Когда-то Мандельштам в «Египетской марке» сказал, что русская литература родилась под звездой скандала[76]. И, в общем-то, это верно. Он там описывает литературное собрание в Ленинграде, когда в прихожей путаются калоши, и начинаются из-за этих калош ужасные потасовки, драки, унижают самолюбие[77] и тому подобное. И я считаю, что это нормально. Может, в разноречивости такой, в борьбе мнений и существует сила и гибкость демократии? Вот как когда вновь прибывшие из нашей волны эмигранты сталкиваются с жизнью Запада, то им кажется, что Запад очень слаб перед лицом огромного партийного военного монолита Советского Союза. Потому что критикуют друг друга, потому что, скажем, пресса охотится за президентом. Это совершенно невероятно. Мы тут недавно смотрели телевизор: Рейган выходит с Нэнси с концерта. Их окружают репортеры и кричат: «Господин президент, а почему на вас букали?» (?) (смеется) И госпожа Рейган говорит: «Ну, это только один молодой человек… и всё». А президент говорит: «У него, наверное, пружина выскочила в зад его». Это совершенно невероятно! Мне кажется, это невероятно не только для советского [человека], это невероятно и для немца. И даже для француза: я думаю, что в адрес Помпиду или Жискара д’Эстена… [невозможны такие вопросы] То есть это показатель совершенно другой жизни, другой культуры (комментарий из зала: Может быть, ее отсутствия!). Во всяком случае, мне кажется, что в этом нет проявления слабости. Что в этом есть определенная гибкость. Советская структура – как железобетон: он очень сильный, но хрупкий. (Смеется.) Мне сразу вспомнился один анекдот: «Руки очень сильные, но скользкие». (Смех.) А наши люди, попадая сюда, все время преувеличивают, им все хочется спасти цивилизацию, понимаете.

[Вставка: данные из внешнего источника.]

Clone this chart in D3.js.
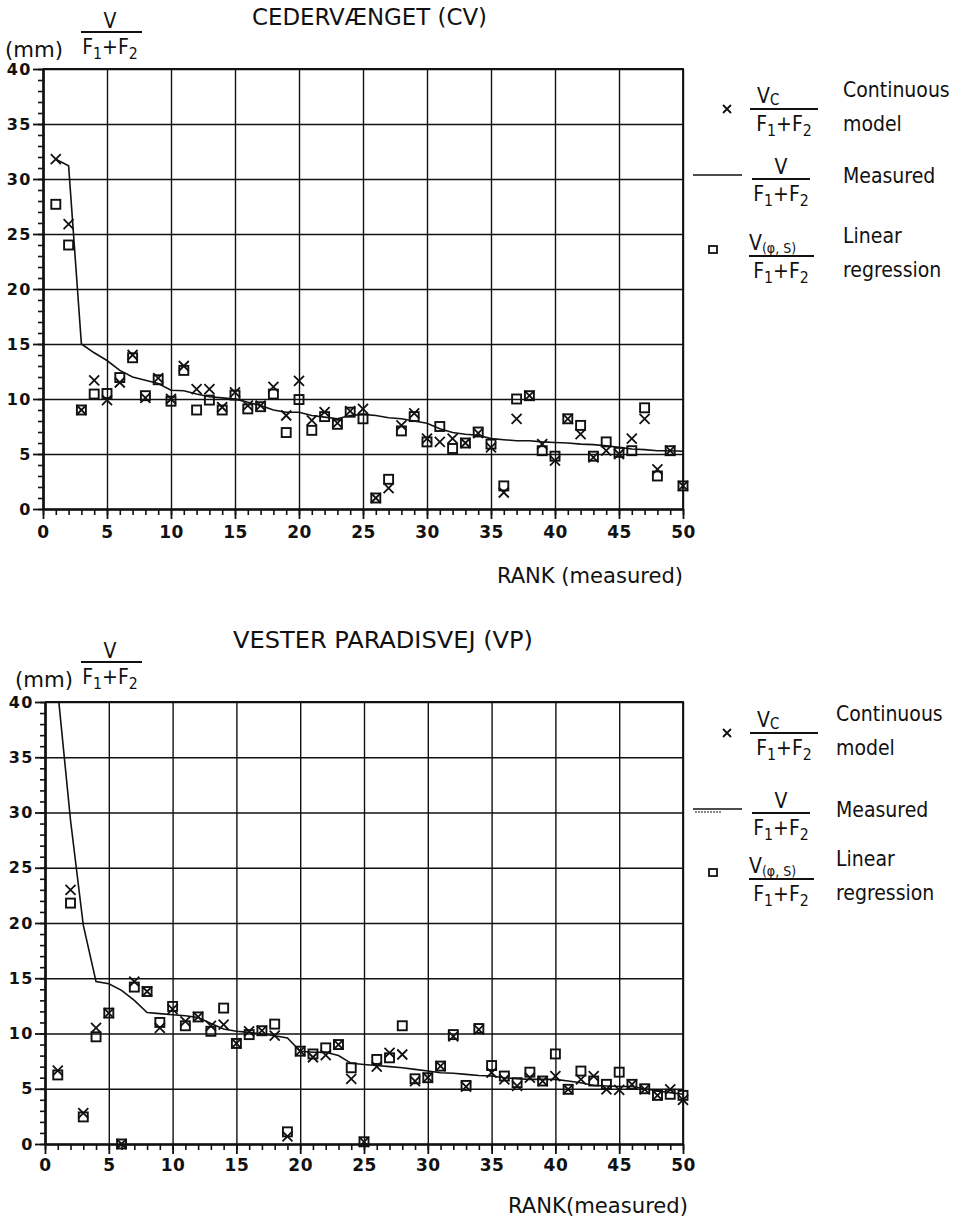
<!DOCTYPE html>
<html>
<head>
<meta charset="utf-8">
<title>V/(F1+F2) by rank</title>
<script src="https://d3js.org/d3.v7.min.js"></script>
<style>
  body { margin: 0; background: #fff; }
  svg { display: block; }
  .tick text { font-family: "DejaVu Sans", sans-serif; font-weight: bold; fill: #111; }
  .lbl { font-family: "DejaVu Sans Condensed", "DejaVu Sans", sans-serif; fill: #111; }
  .domain { stroke: #111; stroke-width: 2.2; }
  .tick line { stroke: #111; }
</style>
</head>
<body>
<svg id="chart" width="974" height="1221"></svg>
<script>
// tick values
const rankTicks = [0, 5, 10, 15, 20, 25, 30, 35, 40, 45, 50];
const valueTicks = [0, 5, 10, 15, 20, 25, 30, 35, 40];

// CEDERVÆNGET (CV), values for rank 1..50
const cvModel = [31.8, 25.9, 9.0, 11.7, 9.9, 11.5, 14.0, 10.1, 11.9, 10.0,
  13.0, 10.9, 10.9, 9.25, 10.6, 9.4, 9.4, 11.1, 8.5, 11.65,
  8.05, 8.8, 7.8, 8.9, 9.1, 1.0, 1.9, 7.6, 8.7, 6.4,
  6.1, 6.4, 6.0, 6.9, 5.6, 1.5, 8.2, 10.3, 5.9, 4.4,
  8.2, 6.8, 4.7, 5.3, 5.0, 6.4, 8.2, 3.6, 5.3, 2.1];
const cvRegression = [27.7, 24.0, 9.0, 10.45, 10.5, 11.95, 13.75, 10.3, 11.75, 9.8,
  12.6, 9.0, 9.9, 9.0, 10.35, 9.1, 9.3, 10.45, 6.95, 9.95,
  7.15, 8.4, 7.7, 8.8, 8.2, 1.0, 2.7, 7.1, 8.4, 6.1,
  7.5, 5.5, 6.0, 7.0, 5.9, 2.1, 10.0, 10.3, 5.3, 4.8,
  8.2, 7.6, 4.8, 6.1, 5.15, 5.3, 9.2, 3.0, 5.3, 2.1];
const cvMeasured = [31.8, 31.2, 15.0, 14.2, 13.5, 12.6, 12.0, 11.7, 11.4, 10.8,
  10.75, 10.45, 10.2, 10.1, 10.0, 9.7, 9.4, 9.0, 8.8, 8.8,
  8.5, 8.35, 8.2, 8.5, 8.6, 8.5, 8.3, 8.2, 8.0, 7.8,
  7.3, 6.95, 6.8, 6.7, 6.4, 6.3, 6.2, 6.2, 6.1, 6.05,
  6.0, 5.9, 5.85, 5.75, 5.6, 5.45, 5.4, 5.3, 5.3, 5.25];

// VESTER PARADISVEJ (VP), values for rank 1..50
const vpModel = [6.65, 23.0, 2.8, 10.5, 11.85, 0.0, 14.7, 13.8, 10.5, 12.2,
  11.1, 11.5, 10.7, 10.8, 9.1, 10.2, 10.25, 9.8, 0.7, 8.4,
  7.85, 8.05, 9.0, 5.9, 0.2, 7.0, 8.25, 8.1, 5.7, 6.0,
  7.05, 9.75, 5.2, 10.35, 6.45, 5.85, 5.25, 6.0, 5.7, 6.15,
  4.95, 5.85, 6.15, 4.95, 4.9, 5.4, 4.95, 4.4, 4.95, 4.0];
const vpRegression = [6.25, 21.8, 2.45, 9.7, 11.85, 0.0, 14.2, 13.8, 11.0, 12.45,
  10.7, 11.5, 10.2, 12.3, 9.1, 9.9, 10.25, 10.85, 1.1, 8.4,
  8.15, 8.7, 9.0, 6.9, 0.2, 7.65, 7.8, 10.7, 5.9, 6.0,
  7.05, 9.9, 5.3, 10.45, 7.1, 6.15, 5.55, 6.5, 5.7, 8.15,
  4.95, 6.6, 5.7, 5.4, 6.5, 5.4, 5.0, 4.4, 4.5, 4.4];
const vpMeasured = [41.0, 29.3, 19.8, 14.7, 14.5, 13.9, 13.0, 11.9, 11.8, 11.7,
  11.6, 11.45, 10.9, 10.4, 10.2, 10.1, 9.95, 9.8, 9.6, 8.4,
  8.3, 8.3, 8.0, 7.3, 7.2, 7.1, 7.0, 6.9, 6.75, 6.6,
  6.45, 6.4, 6.3, 6.2, 6.15, 6.0, 5.9, 5.85, 5.85, 5.85,
  5.7, 5.55, 5.3, 5.25, 5.2, 5.2, 5.0, 4.8, 4.65, 4.5];

const svg = d3.select("#chart");
const ink = "#111";

// F1 + F2 written with subscripts, centred on cx
function denom(g, cx, y, size) {
  let t = g.append("text").attr("class", "lbl").attr("x", cx).attr("y", y)
    .attr("text-anchor", "middle").style("font-size", size + "px");
  t.append("tspan").text("F");
  t.append("tspan").attr("dy", 5).style("font-size", (size * 0.75) + "px").text("1");
  t.append("tspan").attr("dy", -5).text("+F");
  t.append("tspan").attr("dy", 5).style("font-size", (size * 0.75) + "px").text("2");
}

function bar(g, x1, x2, y) {
  g.append("line").attr("x1", x1).attr("x2", x2).attr("y1", y).attr("y2", y)
    .attr("stroke", ink).attr("stroke-width", 1.8);
}

function drawPanel(p) {
  let g = svg.append("g");
  let x = d3.scaleLinear().domain([0, 50]).range([p.left, p.right]);
  let y = d3.scaleLinear().domain([0, 40]).range([p.bottom, p.top]);
  let w = p.right - p.left;

  // grid
  g.append("g").attr("transform", `translate(${p.left},0)`)
    .call(d3.axisLeft(y).tickValues(valueTicks).tickSize(-w).tickFormat(""))
    .call(s => s.select(".domain").remove())
    .selectAll("line").attr("stroke-width", 1.4);
  g.append("g").attr("transform", `translate(0,${p.bottom})`)
    .call(d3.axisBottom(x).tickValues(rankTicks).tickSize(-(p.bottom - p.top)).tickFormat(""))
    .call(s => s.select(".domain").remove())
    .selectAll("line").attr("stroke-width", 1.4);

  // frame top/right
  g.append("path").attr("d", `M${p.left},${p.top}H${p.right}V${p.bottom}`)
    .attr("fill", "none").attr("stroke", ink).attr("stroke-width", 1.8);

  // minor ticks
  g.append("g").attr("transform", `translate(${p.left},0)`)
    .call(d3.axisLeft(y).tickValues(d3.range(0, 41)).tickSize(5).tickSizeOuter(0).tickFormat(""))
    .selectAll(".tick line").attr("stroke-width", 1.6);
  g.append("g").attr("transform", `translate(0,${p.bottom})`)
    .call(d3.axisBottom(x).tickValues(d3.range(0, 51)).tickSize(6).tickSizeOuter(0).tickFormat(""))
    .selectAll(".tick line").attr("stroke-width", 1.6);

  // major ticks + labels
  g.append("g").attr("transform", `translate(${p.left},0)`)
    .call(d3.axisLeft(y).tickValues(valueTicks).tickSize(10).tickSizeOuter(0).tickPadding(1))
    .call(s => s.selectAll("text").style("font-size", "16px").attr("letter-spacing", 1.5))
    .selectAll(".tick line").attr("stroke-width", 1.8);
  g.append("g").attr("transform", `translate(0,${p.bottom})`)
    .call(d3.axisBottom(x).tickValues(rankTicks).tickSize(10).tickSizeOuter(0).tickPadding(p.xPad))
    .call(s => s.selectAll("text").style("font-size", "17px").attr("letter-spacing", 0.5))
    .selectAll(".tick line").attr("stroke-width", 1.8);

  // measured line, clipped to the plot area
  let clipId = "clip" + p.id;
  svg.append("clipPath").attr("id", clipId).append("rect")
    .attr("x", p.left).attr("y", p.top).attr("width", w).attr("height", p.bottom - p.top);
  g.append("path").datum(p.measured)
    .attr("clip-path", `url(#${clipId})`)
    .attr("fill", "none").attr("stroke", ink).attr("stroke-width", 1.6)
    .attr("d", d3.line().x((d, i) => x(i + 1)).y(d => y(d)));

  // linear regression squares
  g.selectAll(".sq").data(p.regression).enter().append("rect")
    .attr("x", (d, i) => x(i + 1) - 4.5).attr("y", d => y(d) - 4.5)
    .attr("width", 9).attr("height", 9)
    .attr("fill", "none").attr("stroke", ink).attr("stroke-width", 1.9);

  // continuous model crosses
  g.selectAll(".cross").data(p.model).enter().append("path")
    .attr("transform", (d, i) => `translate(${x(i + 1)},${y(d)})`)
    .attr("d", "M-5,-5L5,5M-5,5L5,-5")
    .attr("stroke", ink).attr("stroke-width", 1.8);

  // titles
  g.append("text").attr("class", "lbl").attr("x", p.titleX).attr("y", p.titleY)
    .attr("textLength", p.titleLen).attr("lengthAdjust", "spacingAndGlyphs")
    .style("font-size", "23px").text(p.title);
  g.append("text").attr("class", "lbl").attr("x", p.rankX).attr("y", p.rankY)
    .attr("textLength", p.rankLen).attr("lengthAdjust", "spacingAndGlyphs")
    .style("font-size", "21px").text(p.rankText);

  // y axis label: (mm) V / (F1+F2)
  g.append("text").attr("class", "lbl").attr("x", p.mmX).attr("y", p.mmY)
    .attr("textLength", 58).attr("lengthAdjust", "spacingAndGlyphs")
    .style("font-size", "21px").text("(mm)");
  g.append("text").attr("class", "lbl").attr("x", 110).attr("y", p.mmBar - 4)
    .attr("text-anchor", "middle").style("font-size", "21px").text("V");
  bar(g, 81, 142, p.mmBar);
  denom(g, 110, p.mmBar + 22, 21);

  // legend
  let L = p.legend;
  g.append("path").attr("transform", `translate(727,${L.y1})`)
    .attr("d", "M-4,-4L4,4M-4,4L4,-4").attr("stroke", ink).attr("stroke-width", 1.8);
  let vc = g.append("text").attr("class", "lbl").attr("x", 757).attr("y", L.y1 - 6)
    .style("font-size", "21px");
  vc.append("tspan").text("V");
  vc.append("tspan").attr("dy", 2).style("font-size", "15px").text("C");
  bar(g, 750, 818, L.y1);
  denom(g, 784, L.y1 + 22, 21);
  g.append("text").attr("class", "lbl").attr("x", L.textX).attr("y", L.y1 - 12)
    .style("font-size", "21px").text("Continuous");
  g.append("text").attr("class", "lbl").attr("x", L.textX).attr("y", L.y1 + 22)
    .style("font-size", "21px").text("model");

  g.append("line").attr("x1", 693).attr("x2", 742).attr("y1", L.y2 - 4).attr("y2", L.y2 - 4)
    .attr("stroke", ink).attr("stroke-width", 1.6);
  if (L.dashed) {
    g.append("line").attr("x1", 695).attr("x2", 722).attr("y1", L.y2 - 1).attr("y2", L.y2 - 1)
      .attr("stroke", ink).attr("stroke-width", 1.2).attr("stroke-dasharray", "2,1");
  }
  g.append("text").attr("class", "lbl").attr("x", 781).attr("y", L.y2 - 5)
    .attr("text-anchor", "middle").style("font-size", "21px").text("V");
  bar(g, 752, 810, L.y2);
  denom(g, 781, L.y2 + 22, 21);
  g.append("text").attr("class", "lbl").attr("x", L.textX).attr("y", L.y2 + 4)
    .style("font-size", "21px").text("Measured");

  g.append("rect").attr("x", 709).attr("y", L.y3 - 10).attr("width", 8).attr("height", 7)
    .attr("fill", "none").attr("stroke", ink).attr("stroke-width", 1.8);
  let vr = g.append("text").attr("class", "lbl").attr("x", 749).attr("y", L.y3 - 6)
    .style("font-size", "21px");
  vr.append("tspan").text("V");
  vr.append("tspan").attr("dy", 3).style("font-size", "14px").text("(φ, S)");
  bar(g, 749, 814, L.y3);
  denom(g, 781, L.y3 + 22, 21);
  g.append("text").attr("class", "lbl").attr("x", L.textX).attr("y", L.y3 - 13)
    .style("font-size", "21px").text("Linear");
  g.append("text").attr("class", "lbl").attr("x", L.textX).attr("y", L.y3 + 21)
    .style("font-size", "21px").text("regression");
}

drawPanel({
  id: "cv", left: 43, right: 683, top: 69, bottom: 509, xPad: 7,
  model: cvModel, regression: cvRegression, measured: cvMeasured,
  title: "CEDERVÆNGET (CV)", titleX: 252, titleY: 25, titleLen: 235,
  rankText: "RANK (measured)", rankX: 497, rankY: 583, rankLen: 186,
  mmX: 5, mmY: 57, mmBar: 32,
  legend: { y1: 109, y2: 179, y3: 256, textX: 843, dashed: false }
});

drawPanel({
  id: "vp", left: 45, right: 683, top: 702, bottom: 1144, xPad: 5,
  model: vpModel, regression: vpRegression, measured: vpMeasured,
  title: "VESTER PARADISVEJ (VP)", titleX: 233, titleY: 648, titleLen: 300,
  rankText: "RANK(measured)", rankX: 508, rankY: 1213, rankLen: 180,
  mmX: 15, mmY: 687, mmBar: 662,
  legend: { y1: 733, y2: 813, y3: 879, textX: 836, dashed: true }
});
</script>
</body>
</html>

Я в Кеннан-институте в Вильсон-центре состою как их Fellow, и там два раза в неделю шерри распивают – такая традиция: стоят, попивают шерри и обсуждают мировые проблемы. И сравнительно недавно один доктор из наших людей туда пришел, мне показывает на это собрание людей и говорит: «Вы видите, что происходит? Они погибают».
(Бурный смех, в зале повторяют: Они погибают.)
Погибают! Их же возьмут голыми руками! Я говорю: «Что же вы хотите, чтобы они все время разбирали оружие, смазывали, что ли?» (Бурный смех.)
Я думаю, что и в литературе всё это должно существовать. Но в этом должно присутствовать главное – чувство юмора! Чувство юмора, самоирония.
В некоторых [широко]вещательных, программных статьях в русской прессе мы находили удивительные, совершенно неожиданные вещи. Например, я недавно читал (где – не помню, кажется, в «Новом американце»), что русская культура сейчас – после десятого года, девятьсот десятого! – находится в состоянии полнейшего упадка. Так утверждают люди. И причем тоном несослагательным. Почему десятый год? Мне кажется, что это смерть Льва Николаевича. То есть со смерти Толстого русская культура находится в колоссальном упадке, и [речь идет] не о кризисе мировой культуры, но именно по сравнению с культурой Запада. Что нет новых идей, нет нового стиля. Русская культура не предложила ни нового стиля, ни новых идей.
Это полный вздор! Полный вздор! Если говорить о стиле, мы же вспомним, где родился современный авангард! Русская культура за эти времена, можно сказать, преодолела большевизм! Это колоссальное достижение, проявление такой высоты духа и мужества, которое, к счастью, ни одна культура другая не испытала, и никому не желаем. Я бы сказал, что русская культура среди всей мировой культуры – это сражающийся отряд, как, скажем, среди демократического мира Израиль – сражающееся государство. Остальные, слава богу, пока не сражаются.